Here is the full working example, compiling with nvcc test.cu. Any guidance would be appreciated!
#include <iostream>
#include <numeric>
#include <vector>
constexpr unsigned int THREADS_PER_DIM = 512;
__global__ void reduce(float *v, float *v_r, std::size_t N, bool print) {
// Allocate shared memory
volatile __shared__ float partial_sum[THREADS_PER_DIM * 4];
// Load elements AND do first add of reduction
// We halved the number of blocks, and reduce first 2 elements into current and what would be the next block
unsigned int i = blockIdx.x * (blockDim.x * 2) + threadIdx.x;
// Store first partial result instead of just the elements
// Set to 0 first to be safe
partial_sum[threadIdx.x + blockDim.x] = 0;
partial_sum[threadIdx.x] = 0;
partial_sum[threadIdx.x] = (i < N ? v[i] : 0) + ((i + blockDim.x) < N ? v[i + blockDim.x] : 0);
__syncthreads();
// Start at 1/2 block stride and divide by two each iteration
// Stop early (call device function instead)
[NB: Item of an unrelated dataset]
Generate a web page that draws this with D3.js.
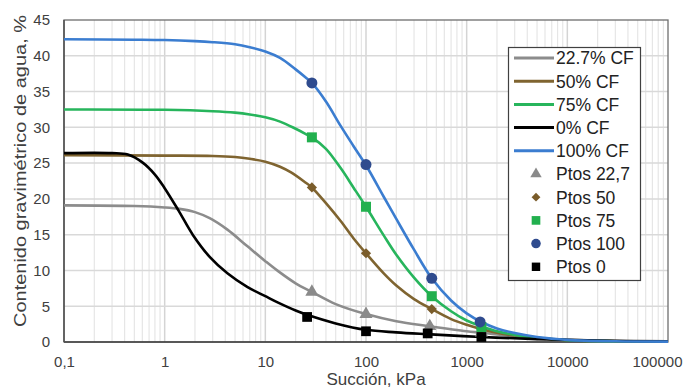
<!DOCTYPE html>
<html><head><meta charset="utf-8">
<script src="https://cdn.jsdelivr.net/npm/d3@7"></script>
<style>
html,body{margin:0;padding:0;background:#fff;}
svg{display:block;font-family:"Liberation Sans",Arial,sans-serif;}
</style></head>
<body><svg id="c" width="683" height="390"></svg>
<script>
// ---- data ----
const xTicks = [0.1, 1, 10, 100, 1000, 10000, 100000];
const xTickLabels = ["0,1", "1", "10", "100", "1000", "10000", "100000"];
const yTicks = [0, 5, 10, 15, 20, 25, 30, 35, 40, 45];

const curve227 = [[0.1,19.1],[0.5,19.0],[1,18.8],[1.4,18.6],[2,18.15],[2.8,17.3],[4.2,15.7],[6.6,13.4],[10,11.3],[13.4,9.9],[20,8.2],[29,7.0],[50,5.3],[100,3.9],[200,2.9],[430,2.2],[1000,1.5],[1400,1.3],[3000,0.8],[10000,0.3],[100000,0.05]];
const curve50 = [[0.1,26.1],[1,26.05],[3,26.0],[5,25.85],[7,25.6],[10,25.2],[14,24.5],[18,23.7],[25,22.3],[29,21.6],[40,19.4],[56,16.9],[75,14.5],[100,12.4],[150,9.6],[200,7.9],[300,6.0],[450,4.6],[700,3.2],[1000,2.4],[1400,1.8],[2000,1.3],[3000,0.9],[5000,0.55],[10000,0.25],[30000,0.1],[100000,0.05]];
const curve75 = [[0.1,32.5],[1,32.45],[3,32.25],[5,32.05],[7,31.8],[10,31.4],[14,30.8],[20,29.8],[25,29.1],[29,28.6],[40,27.0],[56,24.3],[75,21.6],[100,18.9],[150,14.9],[200,12.2],[300,9.0],[450,6.4],[700,4.3],[1000,3.0],[1400,2.2],[2000,1.5],[3000,1.0],[5000,0.6],[10000,0.25],[30000,0.1],[100000,0.05]];
const curve0 = [[0.1,26.4],[0.3,26.4],[0.43,26.2],[0.6,25.1],[0.8,23.4],[1.0,21.5],[1.37,18.4],[1.9,15.0],[2.8,11.9],[4.2,9.6],[6.6,7.7],[10,6.4],[13.4,5.5],[20,4.4],[26,3.8],[50,2.6],[100,1.7],[200,1.35],[400,1.1],[1400,0.7],[5000,0.4],[20000,0.2],[100000,0.1]];
const curve100 = [[0.1,42.3],[0.5,42.25],[1,42.2],[2,42.05],[3,41.9],[5,41.6],[7,41.2],[10,40.6],[14,39.7],[20,38.1],[25,37.0],[29,36.2],[40,33.6],[56,30.2],[75,27.4],[100,24.7],[150,20.3],[200,17.2],[300,12.9],[450,8.9],[700,5.8],[1000,4.0],[1400,2.8],[2000,1.9],[3000,1.25],[5000,0.7],[10000,0.3],[30000,0.1],[100000,0.05]];

const pts227 = [[29,7.0],[100,3.9],[430,2.2],[1400,1.3]];
const pts50 = [[29,21.6],[100,12.4],[450,4.6],[1400,1.8]];
const pts75 = [[29,28.6],[100,18.9],[450,6.4],[1400,2.1]];
const pts100 = [[29,36.2],[100,24.8],[450,8.9],[1360,2.8]];
const pts0 = [[26,3.5],[100,1.5],[410,1.2],[1400,0.7]];

const lineSeries = [
  {name:"22.7% CF", data:curve227, color:"#8c8c8c"},
  {name:"50% CF", data:curve50, color:"#7f6430"},
  {name:"75% CF", data:curve75, color:"#27b55c"},
  {name:"0% CF", data:curve0, color:"#000000"},
  {name:"100% CF", data:curve100, color:"#3b7dd0"}
];
const pointSeries = [
  {name:"Ptos 22,7", data:pts227, color:"#8a8a8a", sym:d3.symbolTriangle, size:75, rot:0},
  {name:"Ptos 50", data:pts50, color:"#7a5c2a", sym:d3.symbolSquare, size:52, rot:45},
  {name:"Ptos 75", data:pts75, color:"#22b04e", sym:d3.symbolSquare, size:100, rot:0},
  {name:"Ptos 100", data:pts100, color:"#2f4b8e", sym:d3.symbolCircle, size:95, rot:0},
  {name:"Ptos 0", data:pts0, color:"#000000", sym:d3.symbolSquare, size:95, rot:0}
];

// ---- chart ----
const svg = d3.select("#c");
const L = 64, R = 668, T = 20, B = 342;
const x = d3.scaleLog().domain([0.1, 100000]).range([L, R]);
const y = d3.scaleLinear().domain([0, 45]).range([B, T]);

// minor vertical grid
const minor = [];
for (let d = 0.1; d < 100000; d *= 10) for (let k = 2; k <= 9; k++) minor.push(d * k);
svg.append("g").selectAll("line").data(minor).join("line")
  .attr("x1", d => x(d)).attr("x2", d => x(d)).attr("y1", T).attr("y2", B)
  .attr("stroke", "#e6e6e6").attr("stroke-width", 1.2);
// major vertical grid
svg.append("g").selectAll("line").data(xTicks.slice(1, -1)).join("line")
  .attr("x1", d => x(d)).attr("x2", d => x(d)).attr("y1", T).attr("y2", B)
  .attr("stroke", "#d4d4d4").attr("stroke-width", 1.5);
// horizontal grid
svg.append("g").selectAll("line").data(yTicks.slice(1, -1)).join("line")
  .attr("x1", L).attr("x2", R).attr("y1", d => y(d)).attr("y2", d => y(d))
  .attr("stroke", "#d9d9d9").attr("stroke-width", 1.5);

// frame
svg.append("rect").attr("x", L).attr("y", T).attr("width", R - L).attr("height", B - T)
  .attr("fill", "none").attr("stroke", "#6e6e6e").attr("stroke-width", 1.3);
svg.append("line").attr("x1", L).attr("x2", R).attr("y1", B).attr("y2", B)
  .attr("stroke", "#404040").attr("stroke-width", 1.5);
svg.append("line").attr("x1", L).attr("x2", L).attr("y1", T).attr("y2", B)
  .attr("stroke", "#505050").attr("stroke-width", 1.5);

// axes
const xAxis = d3.axisBottom(x).tickValues(xTicks).tickFormat((d, i) => xTickLabels[i]).tickSize(0).tickPadding(14);
const gx = svg.append("g").attr("transform", `translate(0,${B})`).call(xAxis);
gx.select(".domain").remove();
gx.selectAll("text").attr("font-size", 15).attr("fill", "#404040").attr("font-family", "Liberation Sans, Arial, sans-serif");
gx.selectAll("text").filter((d, i) => i === xTicks.length - 1)
  .attr("text-anchor", "end").attr("x", 682 - x(100000));

const yAxis = d3.axisLeft(y).tickValues(yTicks).tickSize(0).tickPadding(14);
const gy = svg.append("g").attr("transform", `translate(${L},0)`).call(yAxis);
gy.select(".domain").remove();
gy.selectAll("text").attr("font-size", 15).attr("fill", "#404040").attr("font-family", "Liberation Sans, Arial, sans-serif");

// titles
svg.append("text").attr("x", 376).attr("y", 385).attr("text-anchor", "middle")
  .attr("font-size", 17).attr("fill", "#404040").text("Succión, kPa");
svg.append("text").attr("transform", "translate(26,171) rotate(-90)").attr("text-anchor", "middle")
  .attr("font-size", 17).attr("fill", "#404040")
  .attr("textLength", 312).attr("lengthAdjust", "spacingAndGlyphs")
  .text("Contenido gravimétrico de agua, %");

// lines
const line = d3.line().x(d => x(d[0])).y(d => y(d[1])).curve(d3.curveCatmullRom.alpha(0.5));
svg.append("g").selectAll("path").data(lineSeries).join("path")
  .attr("d", s => line(s.data)).attr("fill", "none")
  .attr("stroke", s => s.color).attr("stroke-width", 2.6);

// points
pointSeries.forEach(s => {
  svg.append("g").selectAll("path").data(s.data).join("path")
    .attr("transform", d => `translate(${x(d[0])},${y(d[1])}) rotate(${s.rot})`)
    .attr("d", d3.symbol().type(s.sym).size(s.size)())
    .attr("fill", s.color);
});

// legend
const lg = svg.append("g");
lg.append("rect").attr("x", 508.5).attr("y", 47.5).attr("width", 132).attr("height", 233)
  .attr("fill", "#fff").attr("stroke", "#404040").attr("stroke-width", 1.2);
const rowY = i => 58 + i * 23.2;
lineSeries.forEach((s, i) => {
  lg.append("line").attr("x1", 514).attr("x2", 554).attr("y1", rowY(i)).attr("y2", rowY(i))
    .attr("stroke", s.color).attr("stroke-width", 3);
  lg.append("text").attr("x", 556).attr("y", rowY(i)).attr("dy", "0.36em")
    .attr("font-size", 17.5).attr("fill", "#222").text(s.name);
});
pointSeries.forEach((s, j) => {
  const i = j + lineSeries.length;
  lg.append("path").attr("transform", `translate(536,${rowY(i)}) rotate(${s.rot})`)
    .attr("d", d3.symbol().type(s.sym).size(s.size * 0.75)()).attr("fill", s.color);
  lg.append("text").attr("x", 556).attr("y", rowY(i)).attr("dy", "0.36em")
    .attr("font-size", 17.5).attr("fill", "#222").text(s.name);
});
</script></body></html>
for (unsigned int s = blockDim.x / 2; s > 32; s >>= 1) {
// Each thread does work unless it is further than the stride
if (threadIdx.x < s) {
partial_sum[threadIdx.x] += partial_sum[threadIdx.x + s];
}
__syncthreads();
}
if (threadIdx.x < 32) {
partial_sum[threadIdx.x] += partial_sum[threadIdx.x + 32];
partial_sum[threadIdx.x] += partial_sum[threadIdx.x + 16];
partial_sum[threadIdx.x] += partial_sum[threadIdx.x + 8];
partial_sum[threadIdx.x] += partial_sum[threadIdx.x + 4];
partial_sum[threadIdx.x] += partial_sum[threadIdx.x + 2];
if (threadIdx.x < 2 && blockIdx.x == 0 && print) {
printf("threadIdx %d, partial_sum[%d] %f\n", threadIdx.x, threadIdx.x, partial_sum[threadIdx.x]);
}
partial_sum[threadIdx.x] += partial_sum[threadIdx.x + 1];
if (threadIdx.x < 2 && blockIdx.x == 0 && print) {
printf("threadIdx %d, partial_sum[%d] %f\n", threadIdx.x, threadIdx.x, partial_sum[threadIdx.x]);
}
}
// Let the thread 0 for this block write it's result to main memory
// Result is inexed by this block
if (threadIdx.x == 0) {
v_r[blockIdx.x] = partial_sum[0];
}
}
constexpr std::size_t N = (1 << 13) + 4;
int main() {
// Init and fill vec
std::vector<float> a(N);
for (std::size_t i = 0; i < N; ++i) {
a[i] = static_cast<float>(i);
}
// allocate and copy on device
std::size_t bytes = N * sizeof(float);
float *d_A;
float *d_A_reduction;
cudaMalloc((void **)&d_A, bytes);
cudaMalloc((void **)&d_A_reduction, bytes);
cudaMemset(d_A_reduction, 0, bytes);
cudaMemcpy(d_A, a.data(), bytes, cudaMemcpyHostToDevice);
// 8192 + 4 elements with 512 threads = 16 + 1 blocks
// Each block actually considered elements in adjacent block on first add in kernel, so we need 9 blocks
auto num_blocks = 9;
reduce<<<num_blocks, THREADS_PER_DIM>>>(d_A, d_A_reduction, N, false);
cudaMemcpy(d_A, d_A_reduction, bytes, cudaMemcpyDeviceToDevice);
reduce<<<1, THREADS_PER_DIM>>>(d_A, d_A_reduction, num_blocks, true);
float result = 0;
cudaMemcpy(&result, d_A_reduction, sizeof(float), cudaMemcpyDeviceToHost);
cudaFree(d_A);
cudaFree(d_A_reduction);
auto correct_result = std::accumulate(a.begin(), a.end(), 0.0);
std::cout << "expected " << static_cast<int>(correct_result) << ", result " << static_cast<int>(result)
<< std::endl;
}
As noted in the comments, there were 2 issues. Cuda 9 changed the guarantees about threads in a warp remaining in lockstep, previously answered here: Cuda min warp reduction produces race condition
The second issue after fixing this was due to imprecision in floating point representations, where
32774 + 33550336cannot be represented by33583110, but instead is33583112which matches the off by 2.